Thursday, November 22, 2012

Back to Cycling reality

Posting my holiday snaps was  a pleasant reminder of my holiday in bonny Scotland although I am still a month behind in my Posts. Now it is back to grim reality.

Is cycling dangerous? – I believe not and I also believe that the benefits significantly outweigh the risks. However what does worry me is where there is pressure to try to place all the safety responsibility on cyclists rather than deal with the elephant(s) in the room – motor vehicles and road layout. What do I mean by that, well there seems to be a focus on cyclists being the problem – lights at night, high-vis, red-light jumping, helmet wearing, cycling on pavements and not on the motorists or the road planners. (“Creeping compulsion with hi-viz is just lazy”.)

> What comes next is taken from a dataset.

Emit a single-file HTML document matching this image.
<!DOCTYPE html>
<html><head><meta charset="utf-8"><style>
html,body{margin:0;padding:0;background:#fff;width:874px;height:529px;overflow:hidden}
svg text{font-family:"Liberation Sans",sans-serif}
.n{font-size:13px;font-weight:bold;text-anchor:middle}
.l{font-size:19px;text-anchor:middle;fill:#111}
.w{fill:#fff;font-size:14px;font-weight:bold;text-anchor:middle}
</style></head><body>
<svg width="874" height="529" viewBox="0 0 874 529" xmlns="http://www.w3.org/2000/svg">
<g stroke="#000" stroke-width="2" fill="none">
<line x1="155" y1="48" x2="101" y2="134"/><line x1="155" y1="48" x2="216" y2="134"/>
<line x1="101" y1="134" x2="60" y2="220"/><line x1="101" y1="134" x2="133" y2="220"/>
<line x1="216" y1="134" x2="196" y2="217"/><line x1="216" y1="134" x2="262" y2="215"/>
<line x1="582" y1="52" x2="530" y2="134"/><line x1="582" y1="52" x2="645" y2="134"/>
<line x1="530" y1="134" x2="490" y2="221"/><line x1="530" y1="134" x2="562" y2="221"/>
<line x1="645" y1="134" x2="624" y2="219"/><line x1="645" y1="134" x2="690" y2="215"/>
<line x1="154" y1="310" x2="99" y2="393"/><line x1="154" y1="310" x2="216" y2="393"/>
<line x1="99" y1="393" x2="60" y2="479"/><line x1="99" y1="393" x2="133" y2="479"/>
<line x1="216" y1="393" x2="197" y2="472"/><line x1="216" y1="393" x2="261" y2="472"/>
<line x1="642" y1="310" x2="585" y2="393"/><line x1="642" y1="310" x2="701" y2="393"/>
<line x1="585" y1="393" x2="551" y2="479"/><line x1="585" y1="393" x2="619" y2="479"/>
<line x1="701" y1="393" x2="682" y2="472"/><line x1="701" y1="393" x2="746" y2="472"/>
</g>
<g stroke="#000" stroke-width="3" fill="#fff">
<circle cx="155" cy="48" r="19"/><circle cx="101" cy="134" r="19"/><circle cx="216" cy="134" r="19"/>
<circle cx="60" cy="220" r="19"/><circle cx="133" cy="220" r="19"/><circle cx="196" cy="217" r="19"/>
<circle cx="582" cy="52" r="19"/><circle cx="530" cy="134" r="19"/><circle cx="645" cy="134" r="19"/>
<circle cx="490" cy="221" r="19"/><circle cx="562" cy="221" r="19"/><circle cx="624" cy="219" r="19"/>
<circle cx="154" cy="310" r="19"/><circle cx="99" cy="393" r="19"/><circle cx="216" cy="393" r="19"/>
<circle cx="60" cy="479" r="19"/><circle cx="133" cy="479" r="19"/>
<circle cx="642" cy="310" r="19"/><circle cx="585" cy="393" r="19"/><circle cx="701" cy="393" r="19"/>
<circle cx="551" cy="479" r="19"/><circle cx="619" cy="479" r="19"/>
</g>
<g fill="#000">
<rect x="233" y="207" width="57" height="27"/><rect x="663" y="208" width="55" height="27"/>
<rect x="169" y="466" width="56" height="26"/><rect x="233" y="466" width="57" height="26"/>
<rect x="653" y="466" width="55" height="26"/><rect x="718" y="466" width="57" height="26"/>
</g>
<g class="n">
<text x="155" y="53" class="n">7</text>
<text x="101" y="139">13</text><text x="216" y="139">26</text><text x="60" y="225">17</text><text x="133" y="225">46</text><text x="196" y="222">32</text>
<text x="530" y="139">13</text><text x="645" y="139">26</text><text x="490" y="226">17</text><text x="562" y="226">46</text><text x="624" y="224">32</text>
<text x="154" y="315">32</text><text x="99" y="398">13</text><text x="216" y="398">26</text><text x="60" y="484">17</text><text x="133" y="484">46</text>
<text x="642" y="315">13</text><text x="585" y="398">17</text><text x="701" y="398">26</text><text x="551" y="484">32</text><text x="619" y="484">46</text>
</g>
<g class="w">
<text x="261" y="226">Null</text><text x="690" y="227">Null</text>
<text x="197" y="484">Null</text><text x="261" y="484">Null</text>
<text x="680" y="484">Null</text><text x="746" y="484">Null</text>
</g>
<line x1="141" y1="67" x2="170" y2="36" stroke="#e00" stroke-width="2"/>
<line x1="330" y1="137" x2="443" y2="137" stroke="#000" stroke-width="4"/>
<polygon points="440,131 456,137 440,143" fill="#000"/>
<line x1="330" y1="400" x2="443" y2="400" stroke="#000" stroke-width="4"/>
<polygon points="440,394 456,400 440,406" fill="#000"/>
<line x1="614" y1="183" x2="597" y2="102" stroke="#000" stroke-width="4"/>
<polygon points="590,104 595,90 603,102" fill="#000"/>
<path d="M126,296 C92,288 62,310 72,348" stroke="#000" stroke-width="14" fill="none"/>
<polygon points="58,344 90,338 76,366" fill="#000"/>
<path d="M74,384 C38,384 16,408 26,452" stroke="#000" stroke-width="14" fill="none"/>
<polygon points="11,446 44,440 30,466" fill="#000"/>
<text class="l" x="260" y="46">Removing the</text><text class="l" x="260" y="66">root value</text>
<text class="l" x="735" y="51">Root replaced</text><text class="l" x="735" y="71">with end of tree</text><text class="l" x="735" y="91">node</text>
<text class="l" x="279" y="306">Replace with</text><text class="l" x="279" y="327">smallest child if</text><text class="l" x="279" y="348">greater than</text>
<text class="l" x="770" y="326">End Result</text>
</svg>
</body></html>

Yet who generally gets hurt and what does the hurting? “Two cyclists and a motorcyclist injured on Cambs Roads” and “Girl, 17, seriously injured in moped collision”. This issue seems to be neglected by some of the media – “BBC – Television BY motorists, FOR motorists”.

Congestion anyone?

You almost get the feeling that there is a campaign out there to belittle cyclists and cycling. Why I wonder. Well I reckon there are a few reasons.

There are some people out there who would probably like to cycle  – but frankly feel that the roads are too dangerous – no matter what safety gear and training they get.

I reckon there is a second group out there, who, having aspired to the status symbol of car ownership are too insecure to lose it. You only need look at the way footballers maintain fleets of cars to see how, for some, the car is an important symbol of virility.  Although I reckon there is an inverse relationship between the cost of the car and the virility.

Cars – the freedom to go places

I grew up in an age where we didn’t have a car, then we did and it made for more diverse holidays around the UK and beyond possible.  Then we had the age of two car families, then young people starting owning and driving cars.  Indeed such is the “glamour” of driving that some underage children are led to do it, too early– “Five children aged ELEVEN banned from driving as more than 5,000 under 17s are convicted of motoring offences”.

Now we have reality – the running costs are going up in terms of maintenance, fuel and insurance. Congestion is clogging our roads and towns with commuting and parking a problem (New plan for Ely car parking charges unveiled). Mind you this handy parking space app seems to be viewed with suspicion, we want somewhere to park, but not to get caught for overstaying our welcome – that would be “war”.

The good old days?

Congestion Indian Style

All of this leading to a cry of the war on the motorist. Humans are conservative and we have gotten used to the freedom of having our own motor transport – and now are resisting as everyone wants to keep those “benefits”. The trouble is I reckon that that feeling of entitlement to the “freedom” leads to bad judgement when driving, whether it is speeding at nearly 120mph or driving after six pints or road rage – “Woman and teenage son terrified by road rage attack

There are also added pressures from the pollution (noise and air) and climate change from carbon-dioxide.  Indeed it seems that, rightly, we have signed up to reducing carbon emissions we are so bad at it that the focus is on reducing  things like motorway lighting. Mind you in what seems slightly odd is the need to make silent electric and hybrid vehicles NOISIER to prevent accidents with pedestrians and cyclists. In one quote Kevin Clinton, of The Royal Society for the Prevention of Accidents, said: “Pedestrians and cyclists need to be able to hear traffic approaching for their own safety”. Maybe – but I find there is so much noise on busy roads that they all drown each other out – MAD – mutually assured deafening.

Do cars group for safety?

So the reality. Well as of 5.50pm., November 20, 2012 The Times reports:

Cyclists deaths top last year’s toll as man becomes 110th fatality

The Times reports that “Cyclists are dying on British roads at the rate of more than two a week” and if it continues at the present rate “is on course to be the highest since 2007”.

The Times has a quote from Stephen Hammond, road safety minister:

£30m had been invested this year to tackle dangerous junctions for cyclists and that a THINK! cycle safety awareness campaign had been launched in September this year.”


“Cycling safety is a top priority and any death or injury on our roads is one too many. We are unable to pre-empt the final casualty figures for 2012 but are fully aware that, unfortunately, cyclist casualties increased last year against a backdrop of increased levels of cycling.”

These words do not reassure me as a cyclist that the issue of road safety for vulnerable road users is being taken seriously or even that the issues are understood.